CREATE INDEX idx_all_params ON `orders`(
  `customerId`:STRING,
  `timestamp`:BIGINT,
  `type`:STRING,
  `firstName`:STRING,
  `lastName`: STRING
)

But it resulted in some odd behaviour where queries would not return results with a timestamp before the idx_all_params index was created. From researching indexes a bit more I’ve learned that the use of LOWER means that indexes can’t be used on those fields, so we plan to make all the data lower case. It also doesn’t appear to be possible to index the unnest, so again we plan to refactor the data to remove it.

Are we on the right track here? Are we best creating single indexes that cover all parameters, or should we make multiple smaller indexes that can be used in parrallel?

Analytics currently does not support functional indexes (e.g lower(field_name)) and indexes on nested fields (for UNNEST).

Would it be possible to modify the query your service is generating to avoid this pattern?
IS_NULL($parameter) OR field_name = $parameter
For example, if $type value is provided by user then it would only generate o.type = $type, but if $type value is not given by user then it won’t generate the filter on it at all.

If this modification is possible then you could create 4 individual indexes on customerId, field containing lower case of type, field containing lower case of firstName, and field containing lower case of lastName.
If generated query no longer contains IS_NULL() OR … patterns, then it should utilize those indexes.

Thanks for the advice Dimitry.

I have modified my code to remove the IS_NULL($parameter) checks. It now adds filters only when the user provides a value for them. This has resulted in more indexes being used :+1:

Since we always have customerId and timestamp in the predicate, should we add those fields into our indexes? Or are we better to just make indexes with single fields?

E.g.

CREATE INDEX idx_customerId_timestamp_type ON `orders`(
  `customerId`:STRING,
  `timestamp`:BIGINT,
  `type`:STRING,
)

or

CREATE INDEX idx_type ON `orders`(
  `type`:STRING,
)

Hi Lewis,

Try creating one index for all fields that you always have in the predicate of the query (customerId and timestamp as you mentioned):
CREATE INDEX idx_customerId_timestamp ON `orders`(`customerId`:STRING, `timestamp`:BIGINT)

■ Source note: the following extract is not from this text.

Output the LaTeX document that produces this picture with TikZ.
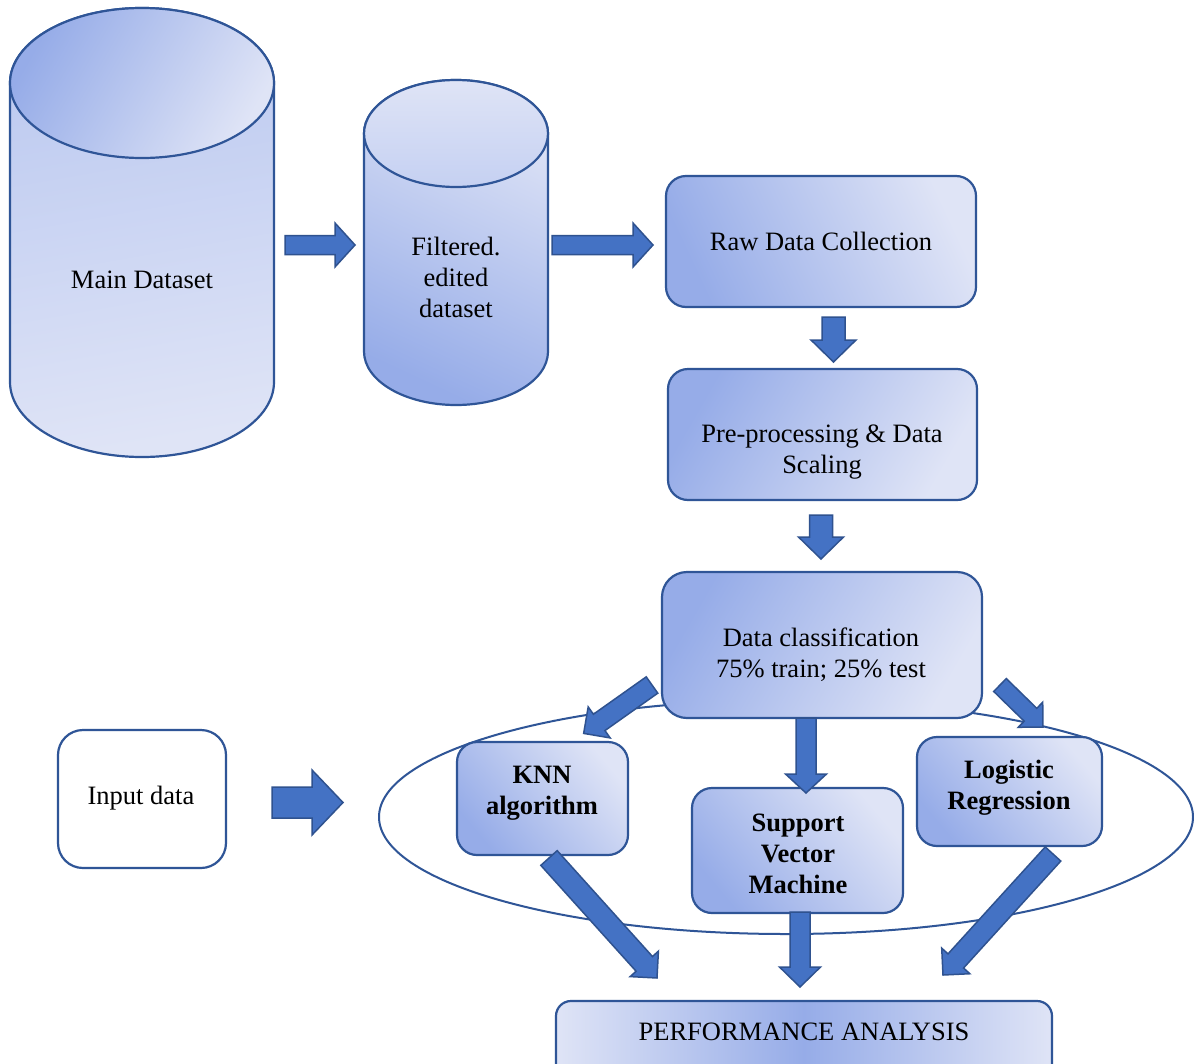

and individual single field indexes for additional fields that user can optionally search on:
CREATE INDEX idx_type ON `orders`(`type`:STRING)
CREATE INDEX idx_firstName ON `orders`(`firstName`:STRING)
CREATE INDEX idx_lastName ON `orders`(`lastName`: STRING)

1 Like

Thanks again Dimitry, my queries are running significantly faster now :partying_face:

I’ve got one more question about the idx_type index if thats ok? Over 90% of our documents have one particular value for type (e.g. “FOO”), would that mean that when we apply a filter for type = “FOO” the query will do an intersect operation on 90% of the document IDs in the idx_type index? Just wondering what impact that would have on performance.

1 Like

Hi Lewis,

Well, it’s an intersect operation that would match in 90% of the cases, so there might be some performance impact. Although it only operates on document IDs so hopefully the impact won’t be significant. You could try running a query with and without the filter (type=“FOO”) to measure the performance difference.